DETROIT (WWJ) - One of Detroit's most high-profile investigators will find himself in the spotlight Thursday night, all because of his work that helped put a serial killer behind bars.

Inspector Donald Johnson, Jr. will be featured in the television documentary "Very Bad Men," airing on the Investigation Discovery channel at 10 p.m. The story will be on the serial killer John Eric Armstrong, a Navy Sailor who was charged for the murder of eight prostitutes.

Today, Johnson is Commanding Officer of the Detroit Police Department's Homeland Security, but in 2000 he was an officer assigned to the Violent Crimes Task Force on the Armstrong case.

Armstrong, a husband and father of two, seemed to be living an ordinary life in Dearborn Heights, but Johnson said that was just on the outside.

"He had gotten married and moved here to southeastern Michigan area. He was actually working and things of that nature but at night he was a definite prowler," Johnson told WWJ Newsradio 950.
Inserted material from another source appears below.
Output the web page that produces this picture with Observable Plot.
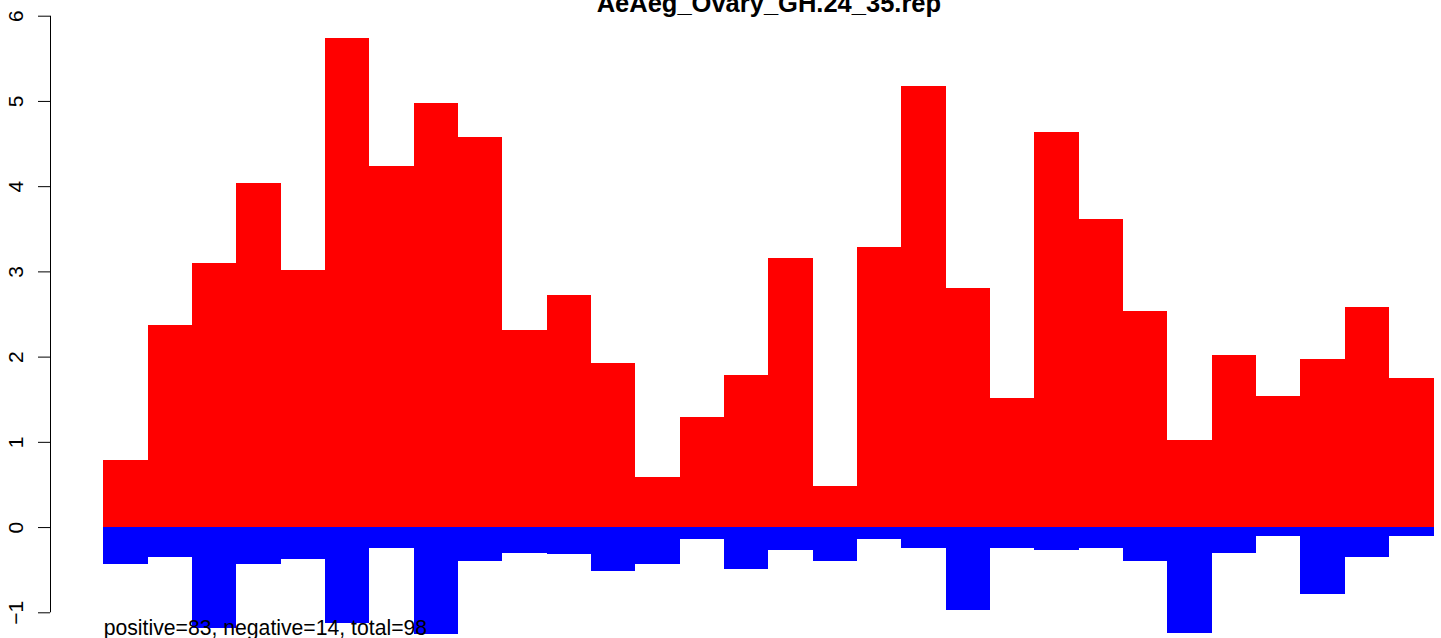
<!DOCTYPE html>
<html>
<head>
<meta charset="utf-8">
<script src="https://cdn.jsdelivr.net/npm/d3@7"></script>
<script src="https://cdn.jsdelivr.net/npm/@observablehq/plot@0.6"></script>
<style>
  html, body { margin: 0; padding: 0; background: #fff; overflow: hidden; }
  #chart svg { display: block; font-family: "Liberation Sans", Arial, Helvetica, sans-serif; }
</style>
</head>
<body>
<div id="chart"></div>
<script>
const title = "AeAeg_Ovary_GH.24_35.rep";
const summary = "positive=83, negative=14, total=98";
const bins = d3.range(1, 31);
const positive = [0.79, 2.37, 3.10, 4.04, 3.02, 5.74, 4.24, 4.97, 4.58, 2.31,
                  2.72, 1.92, 0.59, 1.29, 1.79, 3.16, 0.48, 3.29, 5.18, 2.81,
                  1.52, 4.64, 3.62, 2.54, 1.02, 2.02, 1.54, 1.97, 2.58, 1.75];
const negative = [-0.43, -0.35, -1.19, -0.43, -0.38, -1.13, -0.24, -1.26, -0.40, -0.30,
                  -0.32, -0.51, -0.43, -0.14, -0.49, -0.27, -0.40, -0.14, -0.24, -0.97,
                  -0.24, -0.27, -0.24, -0.40, -1.24, -0.30, -0.11, -0.78, -0.35, -0.11];
const yTicks = [-1, 0, 1, 2, 3, 4, 5, 6];

const n = bins.length;
const pad = 0.04 * n;
const unit = (1433 - 102.7) / n;
const left = 50;

const rows = bins.map((b, i) => ({bin: b, x1: i, x2: i + 1, pos: positive[i], neg: negative[i]}));

const plot = Plot.plot({
  width: 1441,
  height: 638,
  marginLeft: left,
  marginRight: 0,
  marginTop: 0,
  marginBottom: 0,
  style: {fontFamily: '"Liberation Sans", Arial, Helvetica, sans-serif', fontSize: "21px", background: "#fff"},
  x: {type: "linear", domain: [-pad, n + pad], range: [left, left + (n + 2 * pad) * unit], axis: null},
  y: {type: "linear", domain: [yTicks[0], yTicks[yTicks.length - 1]], range: [612.3, 15.7], axis: null},
  marks: [
    Plot.rectY(rows, {x1: "x1", x2: "x2", y1: 0, y2: "pos", fill: "#ff0000", shapeRendering: "crispEdges"}),
    Plot.rectY(rows, {x1: "x1", x2: "x2", y1: 0, y2: "neg", fill: "#0000ff", shapeRendering: "crispEdges"}),
    Plot.ruleX([-pad], {y1: yTicks[0], y2: yTicks[yTicks.length - 1], stroke: "#000", strokeWidth: 1}),
    Plot.axisY({
      ticks: yTicks,
      tickSize: 12,
      tickRotate: -90,
      tickPadding: 16,
      fontSize: 21,
      tickFormat: d => d < 0 ? "\u2212" + Math.abs(d) : String(d),
      stroke: "#000",
      fill: "#000"
    }),
    Plot.text([title], {x: [n / 2], frameAnchor: "top", text: d => d, lineAnchor: "bottom", dy: 11.5,
      fontSize: 25.5, fontWeight: "bold", fill: "#000", textAnchor: "middle"}),
    Plot.text([summary], {x: [0], frameAnchor: "bottom", text: d => d, lineAnchor: "bottom", dy: -3.5,
      fontSize: 21.2, fill: "#000", textAnchor: "start"})
  ]
});
document.getElementById("chart").appendChild(plot);
</script>
</body>
</html>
Then, bodies of young women, some known to be sex workers, turned up in Detroit, all which appeared to have been strangled. Police ramped up their patrols of known high-traffic areas where prostitutes converged.

Police were especially focused on patrolling in the area of Michigan Avenue and Livernois after consulting with FBI agents. Johnson said cops on the street got lucky when Armstrong drove by as they were interviewing a witness in the area.

"Police were talking with a citizen that was on the street, a known street-walker, and as they were talking to this particular individual she said 'There goes that guy right there,' I mean, I'm cleaning it up a little bit but she was like 'There goes that guy right there that tried to kill me,'" said Johnson.

Once Armstrong was apprehended, Johnson was handed the task of interrogation, something he said was very challenging but eventually led to a confession.

"It was a lot that we endured as well just listening to him and actually going out to the scenes. There was one particular scene we went to in which we had three females laying on the side of the railroad tracks, and for him to talk me through each one of those homicides and what he did, for me it was very overwhelming," said Johnson.

In 2001, Armstrong was convicted of murdering four women in the Detroit area and later confessed to killing over 30 others all over the world.